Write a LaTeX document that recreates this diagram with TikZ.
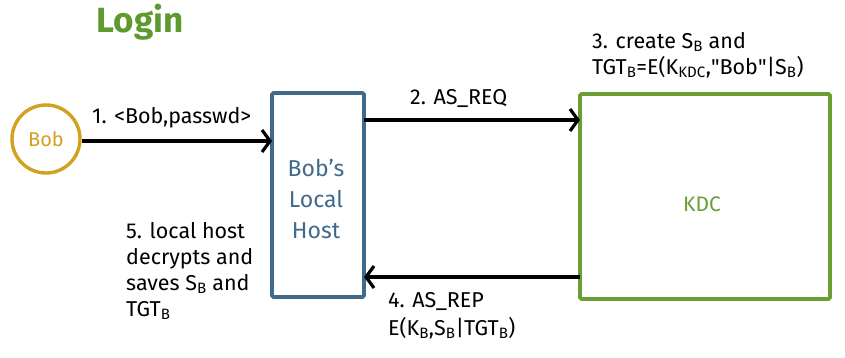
\documentclass[tikz,border=0pt]{standalone}
\usepackage{fontspec}
\setmainfont{Fira Sans}
\usetikzlibrary{arrows.meta}
\definecolor{loginGreen}{HTML}{5E9A2E}
\definecolor{kdcGreen}{HTML}{6A9E34}
\definecolor{hostBlue}{HTML}{41698A}
\definecolor{bobGold}{HTML}{D3A020}
\tikzset{
  msg/.style={line width=3.2pt, -{Straight Barb[length=8pt,width=22pt,line width=3.2pt]}},
  lbl/.style={font=\fontsize{21.5}{26}\selectfont, align=left, inner sep=0pt, text=black},
  boxline/.style={line width=3.6pt, rounded corners=1.5pt},
}
\begin{document}
\begin{tikzpicture}[x=1pt,y=-1pt]
  \useasboundingbox (0,0) rectangle (845,358);

  % title
  \node[text=loginGreen, font=\fontsize{35}{40}\selectfont\bfseries] (title) at (140,22) {Login};

  % participants
  \node[circle, draw=bobGold, line width=3.4pt, minimum size=68pt, text=bobGold,
        font=\fontsize{20}{22}\selectfont] (bob) at (46,139) {Bob};
  \draw[boxline, draw=hostBlue] (272,93) rectangle (364,297);
  \node[text=hostBlue, align=center, font=\fontsize{23}{31}\selectfont] (host) at (316,199) {Bob's\\Local\\Host};
  \coordinate (hostW) at (272,141);
  \coordinate (hostE1) at (364,120);
  \coordinate (hostE4) at (364,277);
  \draw[boxline, draw=kdcGreen] (580,94) rectangle (830,299);
  \node[text=kdcGreen, font=\fontsize{21}{24}\selectfont] (kdc) at (702,204) {KDC};
  \coordinate (kdcW1) at (580,120);
  \coordinate (kdcW4) at (580,277);

  % messages
  \draw[msg] (bob.east |- hostW) -- (hostW);
  \draw[msg] (hostE1) -- (kdcW1);
  \draw[msg] (kdcW4) -- (hostE4);

  % labels
  \node[lbl, anchor=base west] (m1) at (92,124) {1. <Bob,passwd>};
  \node[lbl, anchor=base west] (m2) at (410,105) {2. AS\_REQ};
  \node[lbl, anchor=north west] (m3) at (592,32)
    {3. create S\textsubscript{B} and\\TGT\textsubscript{B}=E(K\textsubscript{KDC},\textquotedbl Bob\textquotedbl|S\textsubscript{B})};
  \node[lbl, anchor=north west, font=\fontsize{21.5}{28}\selectfont] (m4) at (388,292)
    {4. AS\_REP\\E(K\textsubscript{B},S\textsubscript{B}|TGT\textsubscript{B})};
  \node[lbl, anchor=north west] (m5) at (126,222)
    {5. local host\\decrypts and\\saves S\textsubscript{B} and\\TGT\textsubscript{B}};
\end{tikzpicture}
\end{document}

■ What you will do
With all pictures left out, please transcribe exactly the lines from the start of the material through the line with "(title) at (140,22)".

■ Expected answer
Write a LaTeX document that recreates this diagram with TikZ.
\documentclass[tikz,border=0pt]{standalone}
\usepackage{fontspec}
\setmainfont{Fira Sans}
\usetikzlibrary{arrows.meta}
\definecolor{loginGreen}{HTML}{5E9A2E}
\definecolor{kdcGreen}{HTML}{6A9E34}
\definecolor{hostBlue}{HTML}{41698A}
\definecolor{bobGold}{HTML}{D3A020}
\tikzset{
  msg/.style={line width=3.2pt, -{Straight Barb[length=8pt,width=22pt,line width=3.2pt]}},
  lbl/.style={font=\fontsize{21.5}{26}\selectfont, align=left, inner sep=0pt, text=black},
  boxline/.style={line width=3.6pt, rounded corners=1.5pt},
}
\begin{document}
\begin{tikzpicture}[x=1pt,y=-1pt]
  \useasboundingbox (0,0) rectangle (845,358);

  % title
  \node[text=loginGreen, font=\fontsize{35}{40}\selectfont\bfseries] (title) at (140,22) {Login};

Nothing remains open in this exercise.